我也果斷地換上了N95口罩,不再像在群裡說的那樣逞能。早上儘可能的早些出發,以避免穿梭在地鐵密集的人流中,給病毒增加侵襲我的機會。

但其實地鐵上的人一天天的在減少,從學校提前放假,少了學生和送孩子上學的家長,到越來越多的人因陽而自動隔離在家。就算是平日的上班高峰時段,地鐵上也沒有那麼擁擠了。地鐵上人少的像春節放假前幾天的樣子。

來辦事的同事都自覺的在辦公室門口的桌子上處理蓋章或登記的工作。放到我桌子上的檔案資料,我都是先噴一遍酒精,再翻看,翻看完立即塗抹免洗消毒凝膠。
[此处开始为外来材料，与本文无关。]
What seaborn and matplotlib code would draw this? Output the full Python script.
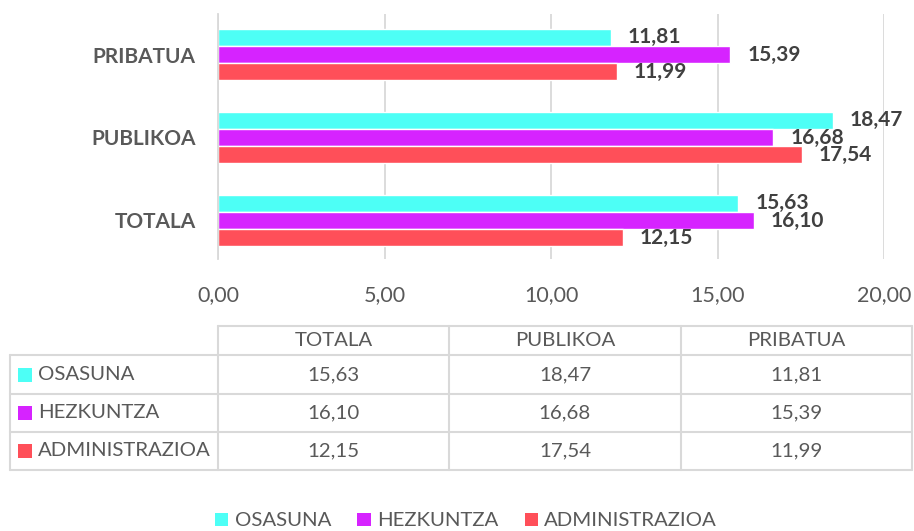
import pandas as pd
import matplotlib.pyplot as plt
import seaborn as sns
from matplotlib.lines import Line2D
from matplotlib.ticker import FuncFormatter

# Data
categories = ['PRIBATUA', 'PUBLIKOA', 'TOTALA']
table_columns = ['TOTALA', 'PUBLIKOA', 'PRIBATUA']
series = ['OSASUNA', 'HEZKUNTZA', 'ADMINISTRAZIOA']
osasuna = {'TOTALA': 15.63, 'PUBLIKOA': 18.47, 'PRIBATUA': 11.81}
hezkuntza = {'TOTALA': 16.10, 'PUBLIKOA': 16.68, 'PRIBATUA': 15.39}
administrazioa = {'TOTALA': 12.15, 'PUBLIKOA': 17.54, 'PRIBATUA': 11.99}
colors = ['#4DFFF6', '#D623FF', '#FF4F59']

values = {'OSASUNA': osasuna, 'HEZKUNTZA': hezkuntza, 'ADMINISTRAZIOA': administrazioa}
rows = []
for s in series:
    for c in categories:
        rows.append({'Sektorea': c, 'Saila': s, 'Balioa': values[s][c]})
df = pd.DataFrame(rows)

def comma(v, pos=None):
    return f"{v:.2f}".replace('.', ',')

sns.set_style('white')
plt.rcParams['font.family'] = ['Lato', 'DejaVu Sans']

W, H = 914, 531
fig = plt.figure(figsize=(W / 100, H / 100), dpi=100)

# Bar chart area (pixel layout)
left, right, top, bottom = 218, 884, 14, 259
ax = fig.add_axes([left / W, 1 - bottom / H, (right - left) / W, (bottom - top) / H])

sns.barplot(data=df, x='Balioa', y='Sektorea', hue='Saila', order=categories,
            hue_order=series, palette=colors, orient='h', width=0.62,
            saturation=1, ax=ax, legend=False)

ax.set_xlim(0, 20)
ax.set_ylim(2.464, -0.488)
ax.set_xticks([0, 5, 10, 15, 20])
ax.xaxis.set_major_formatter(FuncFormatter(comma))
ax.grid(axis='x', color='#D9D9D9', linewidth=1.3)
ax.set_axisbelow(True)
for sp in ['top', 'right', 'bottom']:
    ax.spines[sp].set_visible(False)
ax.spines['left'].set_color('#D9D9D9')
ax.spines['left'].set_linewidth(1.3)
ax.tick_params(axis='x', length=0, pad=19, labelsize=15.5, labelcolor='#595959')
ax.tick_params(axis='y', length=0, pad=16, labelsize=15, labelcolor='#595959')
for lbl in ax.get_yticklabels():
    lbl.set_fontweight('bold')
ax.set_xlabel('')
ax.set_ylabel('')

for cont, s in zip(ax.containers, series):
    ax.bar_label(cont, labels=[comma(values[s][c]) for c in categories], padding=12,
                 fontsize=15, fontweight='bold', color='#404040')

# Data table drawn in pixel coordinates
ov = fig.add_axes([0, 0, 1, 1], zorder=-1)
ov.set_xlim(0, W)
ov.set_ylim(H, 0)
ov.axis('off')

grid_c = '#D9D9D9'
lw = 1.5
col_x = [218, 449, 681, 912]
row_y = [326, 355, 394, 432, 470]
tab_left = 10

# horizontal lines
ov.add_line(Line2D([col_x[0], col_x[-1]], [row_y[0]] * 2, color=grid_c, lw=lw))
for yy in row_y[1:]:
    ov.add_line(Line2D([tab_left, col_x[-1]], [yy] * 2, color=grid_c, lw=lw))
# vertical lines
for xx in col_x:
    ov.add_line(Line2D([xx, xx], [row_y[0], row_y[-1]], color=grid_c, lw=lw))
ov.add_line(Line2D([tab_left, tab_left], [row_y[1], row_y[-1]], color=grid_c, lw=lw))

txt_c = '#595959'
fs = 14.7
for j, c in enumerate(table_columns):
    ov.text((col_x[j] + col_x[j + 1]) / 2, (row_y[0] + row_y[1]) / 2, c,
            ha='center', va='center', fontsize=fs, color=txt_c)
for i, s in enumerate(series):
    yc = (row_y[i + 1] + row_y[i + 2]) / 2
    ov.add_patch(plt.Rectangle((18, yc - 7), 14, 14, color=colors[i], lw=0))
    ov.text(38, yc, s, ha='left', va='center', fontsize=fs, color=txt_c)
    for j, c in enumerate(table_columns):
        ov.text((col_x[j] + col_x[j + 1]) / 2, yc, comma(values[s][c]),
                ha='center', va='center', fontsize=fs, color=txt_c)

# Legend
handles = [plt.Rectangle((0, 0), 1, 1, color=col, lw=0) for col in colors]
leg = fig.legend(handles, series, loc='center', bbox_to_anchor=(466 / W, 1 - 521 / H),
                 ncol=3, frameon=False, fontsize=fs, handlelength=0.65, handleheight=0.65,
                 handletextpad=0.3, columnspacing=1.3)
for t in leg.get_texts():
    t.set_color(txt_c)

fig.savefig('out.png', dpi=100)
這幾天的太陽格外的大,透過朝南的窗子,陽光肆無忌憚地射進來,投到我的電腦顯示屏上,光線耀地我眼睛都睜不開,電腦顯示屏也白花花的一片。我不想將窗簾拉的太低。儘管現在的陽光變的讓人不那麼喜歡,但我需要將窗子開到最大,以保證空氣最大化的流通,讓那些也許正遊蕩在空氣中尋找宿主的“陽因子”儘可能的飄到窗外。

我扭頭看向窗外,感覺路上的車也明顯的少了很多。

看下日曆,怎麼才是週三。我卻感覺已經過了好多好多天,時間像停滯了一般。辦公室裡的同事,各自對著電腦,只偶爾聽到敲擊鍵盤的聲音。以往那幾個因業務繁忙、電話不斷的同事都已好幾天不在座位上。

辦公室裡出奇得安靜。

週四的一早,同部門的一個同事給我發訊息“我發燒了,39。2°”。接著另外一個也發來訊息。等我到部門群裡問下,第三個稱也有了相應的症狀。

我的嗓子也開始有些發癢,我拿體溫計量了一下,還好,我沒有發燒。我繼續帶好午餐出門上班,比平時晚了半個小時。

到了公司,感覺辦公室的人好像更少了。除了我部門的人比昨天少了三個,其它部門的好像也少了。不需要去問去了哪裡,也不需要再談是不是陽了。這些話題已顯得無力且多餘。

“沒來,我們在這裡等著。來了,我們就接著”。這段日子好像聽到的相互鼓勵且比較有用的話最多的就是這句了。

我先是開窗,開啟電腦。儘管我的咖啡友已經幾天沒來上班了,但我還是像往常一樣按兩人份煮了6杯咖啡。拖地,擦桌子,噴酒精。

兩人份的咖啡我像喝水一樣,很快喝完,嗓子還是癢癢。有其它部門的同事稱也是嗓子不舒服。我想我們也許是遭遇了同一種尚且比較溫柔的病毒吧。

我的後背仍舊痠痛,這種症狀其實一直存在,只是一直以來睡一覺就好了。第二天在辦公室對著電腦坐一天,就又痠痛,週而復始,所以我從未往病毒上想。但是現在這種症狀,讓我像個“幻陽症”一樣想入非非且發狂。我只得過一會兒就抻下胳脯,伸下腰。

我不知道自己是陰的還是陽的。我像一個頑固份子一樣,從來不想承認自己“被陽”,我固執地相信,充其量我就是個無症狀。

人都說等待的過程是最漫長的。也許就是因為感覺自己總逃不過,所以就想著還不如快點兒來。但想想,感覺這樣的想法兒其實最沒有用。為什麼不去相信,我根本不會“被陽”,我不給病毒製造機會。所以我多次告訴自己,多練練九陰白骨爪,就不怕九陽真精了。

我無數次的看向窗外,陽光刺眼,暖的讓人焦躁。

好想來一場陰雨密佈、雷聲轟鳴得瓢潑大雨,將這一切的陽霍沖刷個乾乾淨淨。

待豔陽再次高照,人人都笑臉相迎,握手相賀,真情相擁。